The Tender picked up a small, hand-held device. It was sleek, metallic, unlike anything Zeph had seen in the Wastes. It emitted a soft, pulsing blue light. The Tender held it up, pointing it at Zeph’s chest.
A faint hum. A whirring sound. The blue light intensified, bathing Zeph in an eerie glow. He felt a strange tingling sensation, a prickling beneath his skin. It was invasive. Violating. As if the device was peering into his very essence.
The Tender’s pale eyes widened slightly. A flicker of something Zeph couldn't quite identify – surprise? recognition? – crossed their face. They lowered the device slowly, their gaze unwavering. Their expression became unreadable.
“This one…” the Tender murmured, its voice barely a whisper, yet it carried through the suddenly silent cavern. “…This one is… different.”
Zeph’s heart pounded. His Zev-self screamed. They knew. Somehow, they knew. They had technology, ancient tech, that could pierce the facade. He was exposed.
The Tender took a step closer. Its gaze burned. “Strip it.”
Zeph’s blood ran cold. He met the Tender’s pale, unblinking eyes, and saw not just curiosity, but a chilling, clinical intent. He was no longer just an Ash-Eater pup. He was a specimen.
His mind raced, a frantic scramble. Escape? Fight? But he was weak, surrounded, his secrets laid bare. His only advantage, his concealed identity, was gone. And this new threat, with its ancient tools and unnerving insight, felt more dangerous than any beast or Enclave guard. He was trapped, utterly and irrevocably, in the deep maw of a civilization he hadn't known existed, and they saw something in him that chilled him to the bone.
“No,” Zeph whispered, a desperate, defiant sound.

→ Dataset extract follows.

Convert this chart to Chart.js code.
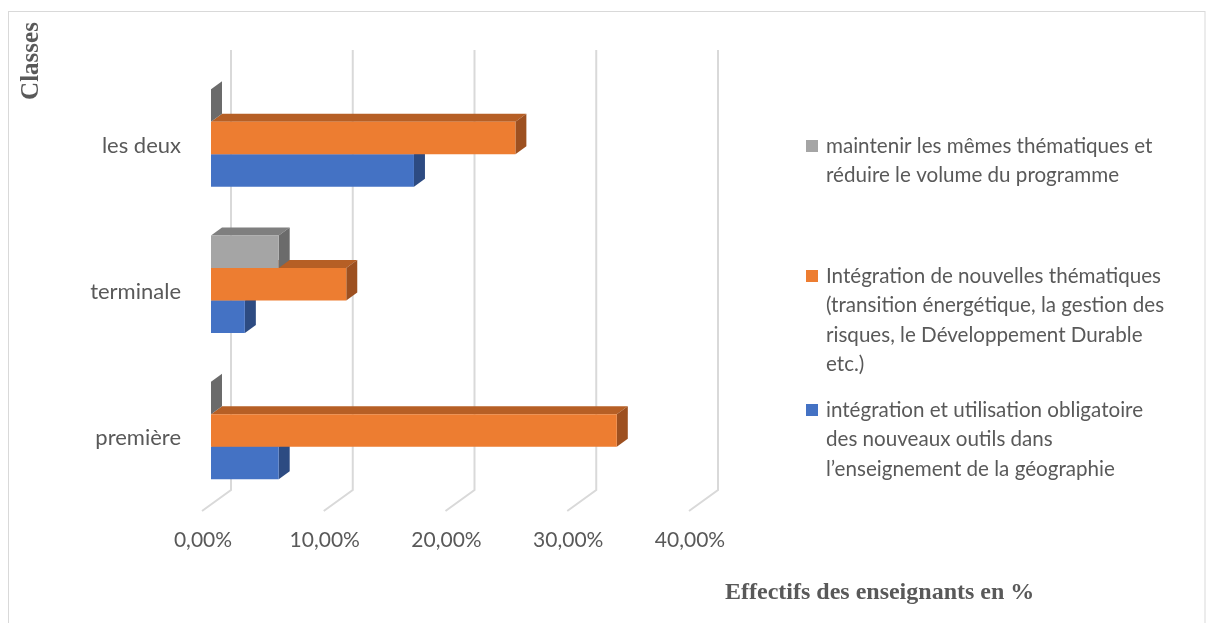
<!DOCTYPE html>
<html lang="fr">
<head>
<meta charset="utf-8">
<title>Effectifs des enseignants par classe</title>
<script src="https://cdn.jsdelivr.net/npm/chart.js@4.4.1/dist/chart.umd.min.js"></script>
<style>
  html, body { margin: 0; padding: 0; background: #ffffff; }
  #wrap { position: relative; width: 1206px; height: 623px; }
  canvas { display: block; }
</style>
</head>
<body>
<div id="wrap"><canvas id="chart" width="1206" height="623"></canvas></div>
<script>
// Classes (vertical axis, top to bottom)
const classes = ['les deux', 'terminale', 'première'];

// Share of teachers (%) per proposal
const maintenirThematiques = [0, 5.56, 0];
const nouvellesThematiques = [25, 11.11, 33.33];
const nouveauxOutils = [16.67, 2.78, 5.56];

// Series names, split into the lines shown in the legend
const nomMaintenir = ['maintenir les mêmes thématiques et', 'réduire le volume du programme'];
const nomNouvelles = ['Intégration de nouvelles thématiques', '(transition énergétique, la gestion des', 'risques, le Développement Durable', 'etc.)'];
const nomOutils = ['intégration et utilisation obligatoire', 'des nouveaux outils dans', 'l’enseignement de la géographie'];

// Horizontal axis ticks (%)
const axeTicks = [0, 10, 20, 30, 40];

const TEXT = '#595959';
const SANS = 'Lato, "Open Sans", sans-serif';
const SERIF = '"Liberation Serif", "DejaVu Serif", serif';

// Faux-3D depth of each bar
const DEPTH_X = 11;
const DEPTH_Y = 8;

const fmtPct = v => v.toFixed(2).replace('.', ',') + '%';

const depthPlugin = {
  id: 'depth3d',
  beforeDatasetsDraw(chart) {
    const ctx = chart.ctx;
    const xs = chart.scales.x;
    // Back-wall gridlines with their floor segment
    ctx.save();
    ctx.strokeStyle = '#D9D9D9';
    ctx.lineWidth = 2;
    xs.ticks.forEach(t => {
      const px = xs.getPixelForValue(t.value);
      ctx.beginPath();
      ctx.moveTo(px + 20, 50);
      ctx.lineTo(px + 20, 490);
      ctx.lineTo(px - 9, 511);
      ctx.stroke();
    });
    // Top and side faces, lowest series first so upper bars sit on top
    for (let d = chart.data.datasets.length - 1; d >= 0; d--) {
      const ds = chart.data.datasets[d];
      const meta = chart.getDatasetMeta(d);
      meta.data.forEach(bar => {
        const p = bar.getProps(['x', 'y', 'base', 'height'], true);
        const top = p.y - p.height / 2;
        const bottom = p.y + p.height / 2;
        ctx.fillStyle = ds.topColor;
        ctx.beginPath();
        ctx.moveTo(p.base, top);
        ctx.lineTo(p.base + DEPTH_X, top - DEPTH_Y);
        ctx.lineTo(p.x + DEPTH_X, top - DEPTH_Y);
        ctx.lineTo(p.x, top);
        ctx.closePath();
        ctx.fill();
        ctx.fillStyle = ds.sideColor;
        ctx.beginPath();
        ctx.moveTo(p.x, top);
        ctx.lineTo(p.x + DEPTH_X, top - DEPTH_Y);
        ctx.lineTo(p.x + DEPTH_X, bottom - DEPTH_Y);
        ctx.lineTo(p.x, bottom);
        ctx.closePath();
        ctx.fill();
      });
    }
    ctx.restore();
  },
  afterDraw(chart) {
    const ctx = chart.ctx;
    ctx.save();
    // Frame
    ctx.strokeStyle = '#D9D9D9';
    ctx.lineWidth = 1;
    ctx.strokeRect(8.5, 11.5, 1196.5, 640);

    // Axis titles
    ctx.fillStyle = TEXT;
    ctx.font = 'bold 25px ' + SERIF;
    ctx.textAlign = 'center';
    ctx.textBaseline = 'alphabetic';
    ctx.translate(38, 61);
    ctx.rotate(-Math.PI / 2);
    ctx.fillText('Classes', 0, 0);
    ctx.setTransform(1, 0, 0, 1, 0, 0);

    ctx.font = 'bold 24px ' + SERIF;
    ctx.textAlign = 'left';
    ctx.fillText('Effectifs des enseignants en %', 725, 599);

    // Legend
    const firstLineY = [146, 276, 410];
    const lineH = 29.5;
    ctx.font = '20.6px ' + SANS;
    ctx.textBaseline = 'middle';
    chart.data.datasets.forEach((ds, i) => {
      const y0 = firstLineY[i];
      ctx.fillStyle = ds.backgroundColor;
      ctx.fillRect(806, y0 - 6, 12, 12);
      ctx.fillStyle = TEXT;
      ds.legendLines.forEach((line, k) => ctx.fillText(line, 826, y0 + k * lineH));
    });
    ctx.restore();
  }
};

const chart = new Chart(document.getElementById('chart'), {
  type: 'bar',
  data: {
    labels: classes,
    datasets: [
      {
        label: nomMaintenir.join(' '),
        legendLines: nomMaintenir,
        data: maintenirThematiques,
        backgroundColor: '#A5A5A5',
        topColor: '#7F7F7F',
        sideColor: '#6B6B6B'
      },
      {
        label: nomNouvelles.join(' '),
        legendLines: nomNouvelles,
        data: nouvellesThematiques,
        backgroundColor: '#ED7D31',
        topColor: '#B65F25',
        sideColor: '#9D5020'
      },
      {
        label: nomOutils.join(' '),
        legendLines: nomOutils,
        data: nouveauxOutils,
        backgroundColor: '#4472C4',
        topColor: '#34599A',
        sideColor: '#2D4B82'
      }
    ]
  },
  options: {
    indexAxis: 'y',
    responsive: false,
    animation: false,
    devicePixelRatio: 1,
    layout: { padding: { top: 65, right: 508, bottom: 0, left: 0 } },
    datasets: { bar: { categoryPercentage: 0.667, barPercentage: 1, borderWidth: 0 } },
    plugins: { legend: { display: false }, tooltip: { enabled: false } },
    scales: {
      x: {
        min: axeTicks[0],
        max: axeTicks[axeTicks.length - 1],
        afterBuildTicks: s => { s.ticks = axeTicks.map(v => ({ value: v })); },
        afterFit: s => { s.height = 119.5; },
        grid: { display: false, drawTicks: false },
        border: { display: false },
        ticks: {
          padding: 24,
          labelOffset: -8,
          color: TEXT,
          font: { family: SANS, size: 21 },
          callback: v => fmtPct(v)
        }
      },
      y: {
        afterFit: s => { s.width = 211; },
        grid: { display: false, drawTicks: false },
        border: { display: false },
        ticks: {
          padding: 30,
          labelOffset: 7.5,
          color: TEXT,
          font: { family: SANS, size: 22 }
        }
      }
    }
  },
  plugins: [depthPlugin]
});
</script>
</body>
</html>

He clenched his fists, muscles screaming. “No!”
Strong hands grabbed him again, rougher this time. They began to tear at his worn clothes. His heart hammered. The light of the ancient device pulsed, an ominous, blue glow against the cavern walls.
He was naked. Vulnerable. And they knew. They *knew*.

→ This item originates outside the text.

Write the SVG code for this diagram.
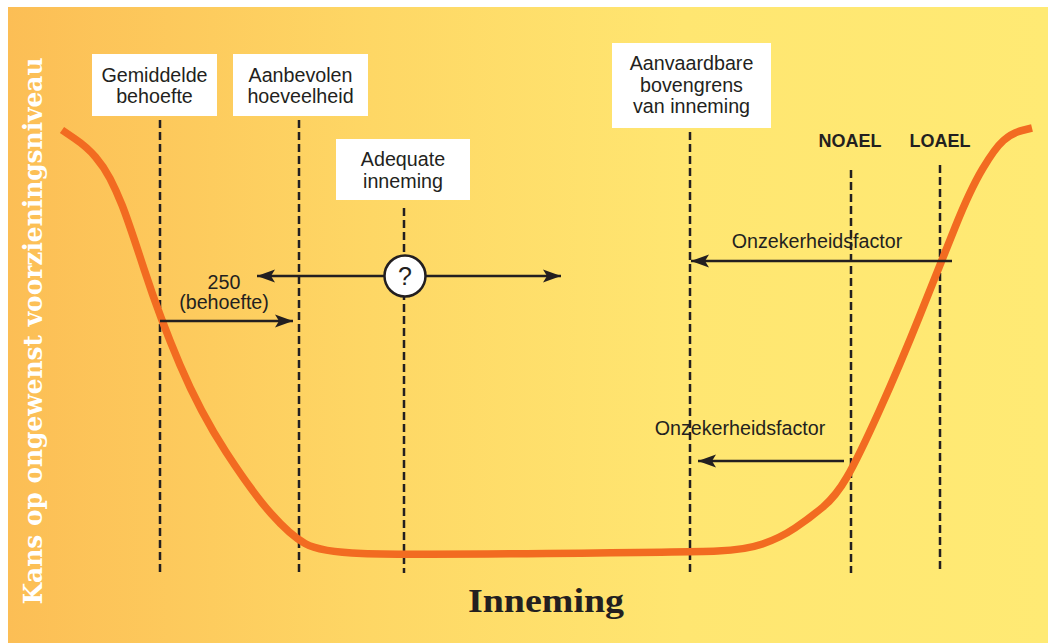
<svg xmlns="http://www.w3.org/2000/svg" width="1048" height="643" viewBox="0 0 1048 643">
<defs>
<linearGradient id="bg" x1="0" y1="0" x2="1" y2="0">
<stop offset="0" stop-color="#FCBE55"/>
<stop offset="0.35" stop-color="#FED765"/>
<stop offset="0.65" stop-color="#FFE671"/>
<stop offset="1" stop-color="#FFEA74"/>
</linearGradient>
<marker id="ah" markerUnits="userSpaceOnUse" markerWidth="20" markerHeight="16" viewBox="0 -8 20 16" refX="18" refY="0" orient="auto">
<path d="M0,-6.5 L18,0 L0,6.5 L4,0 Z" fill="#231F20"/>
</marker>
<style>
.lbl{font-family:"Liberation Sans",Arial,sans-serif;font-size:19.7px;fill:#231F20;text-anchor:middle}
.bold{font-family:"Liberation Sans",Arial,sans-serif;font-size:18px;font-weight:bold;fill:#231F20;text-anchor:middle}
.box{fill:#FFFFFF}
.dash{stroke:#231F20;stroke-width:2.5;stroke-dasharray:8 4;fill:none}
.arr{stroke:#231F20;stroke-width:2.5;fill:none}
</style>
</defs>
<rect x="0" y="0" width="1048" height="643" fill="#FFFFFF"/>
<rect x="8" y="7" width="1040" height="636" fill="url(#bg)"/>

<text transform="translate(42,331) rotate(-90)" text-anchor="middle" font-family="'DejaVu Serif','Liberation Serif',serif" font-weight="bold" font-size="26" fill="#FFFFFF" textLength="547" lengthAdjust="spacingAndGlyphs">Kans op ongewenst voorzieningsniveau</text>
<text x="546" y="612" text-anchor="middle" font-family="'Liberation Serif',serif" font-weight="bold" font-size="33" fill="#231F20" textLength="156" lengthAdjust="spacingAndGlyphs">Inneming</text>

<g id="lines">
<line class="dash" x1="160" y1="120" x2="160" y2="573"/>
<line class="dash" x1="299" y1="120" x2="299" y2="573"/>
<line class="dash" x1="404" y1="208" x2="404" y2="573"/>
<line class="dash" x1="690" y1="132" x2="690" y2="573"/>
<line class="dash" x1="851" y1="170" x2="851" y2="573"/>
<line class="dash" x1="940" y1="165" x2="940" y2="573"/>
</g>

<path id="curve" d="M62,130 L74.5,138.5 Q87,147 95.5,157 Q104,167 110,178.5 Q116,190 122,205 Q128,220 144,269 Q160,318 180,365 Q200,412 226,452 Q252,492 271,513.5 Q290,535 305,543.5 Q320,552 362,553.5 Q404,555 547,553.5 Q690,552 717.5,551 Q745,550 762.5,544 Q780,538 795,528 Q810,518 823,507 Q836,496 847,477 Q858,458 879,411.5 Q900,365 920,315 Q940,265 955,227.5 Q970,190 982.5,169 Q995,148 1003.5,140.5 Q1012,133 1022,130.5 L1032,128" fill="none" stroke="#F26B21" stroke-width="7.5" stroke-linecap="butt" stroke-linejoin="round"/>

<g id="connectors">
<line class="arr" x1="160" y1="321" x2="293" y2="321" marker-end="url(#ah)"/>
<line class="arr" x1="384" y1="276" x2="257" y2="276" marker-end="url(#ah)"/>
<line class="arr" x1="426" y1="276" x2="561" y2="276" marker-end="url(#ah)"/>
<line class="arr" x1="952" y1="261" x2="691" y2="261" marker-end="url(#ah)"/>
<line class="arr" x1="844" y1="461" x2="698" y2="461" marker-end="url(#ah)"/>
</g>

<g id="gemiddelde">
<rect class="box" x="92" y="54" width="125" height="62"/>
<text class="lbl" x="154.5" y="82">Gemiddelde</text>
<text class="lbl" x="154.5" y="103">behoefte</text>
</g>
<g id="aanbevolen">
<rect class="box" x="233" y="54" width="135" height="62"/>
<text class="lbl" x="300.5" y="82">Aanbevolen</text>
<text class="lbl" x="300.5" y="103">hoeveelheid</text>
</g>
<g id="adequate">
<rect class="box" x="336" y="139" width="134" height="61"/>
<text class="lbl" x="403" y="166">Adequate</text>
<text class="lbl" x="403" y="188">inneming</text>
</g>
<g id="aanvaardbare">
<rect class="box" x="612" y="43" width="159" height="85"/>
<text class="lbl" x="691.5" y="70">Aanvaardbare</text>
<text class="lbl" x="691.5" y="92">bovengrens</text>
<text class="lbl" x="691.5" y="113">van inneming</text>
</g>
<g id="noael"><text class="bold" x="850" y="147">NOAEL</text></g>
<g id="loael"><text class="bold" x="940" y="147">LOAEL</text></g>
<g id="question">
<circle cx="405" cy="276" r="20.5" fill="#FFFFFF" stroke="#231F20" stroke-width="2.5"/>
<text x="405" y="285" text-anchor="middle" font-family="'Liberation Sans',Arial,sans-serif" font-size="25" fill="#231F20">?</text>
</g>
<g id="label250">
<text class="lbl" x="224" y="289">250</text>
<text class="lbl" x="224" y="309">(behoefte)</text>
</g>
<g id="onz1"><text class="lbl" x="817" y="248">Onzekerheidsfactor</text></g>
<g id="onz2"><text class="lbl" x="740" y="435">Onzekerheidsfactor</text></g>
</svg>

His eyes darted around, searching for an exit, a weapon, anything. There was nothing. Just the cavern walls, the flickering torchlight, and the cold, unblinking eyes of the Tender, watching him like a scientist observing an anomaly.
What had the device shown them? What secret had it ripped from him?
He met the Tender’s gaze, and in that moment, Zeph felt a fear far deeper than any hunger or pain. A fear of discovery. Of dissection. A fear that the Glitch had not just brought him to this world, but had delivered him directly into the hands of those who might unravel its very existence. And him along with it.
The Tender smiled. It was a thin, joyless curve of the lips. “We have much to learn from you, little one. So much.”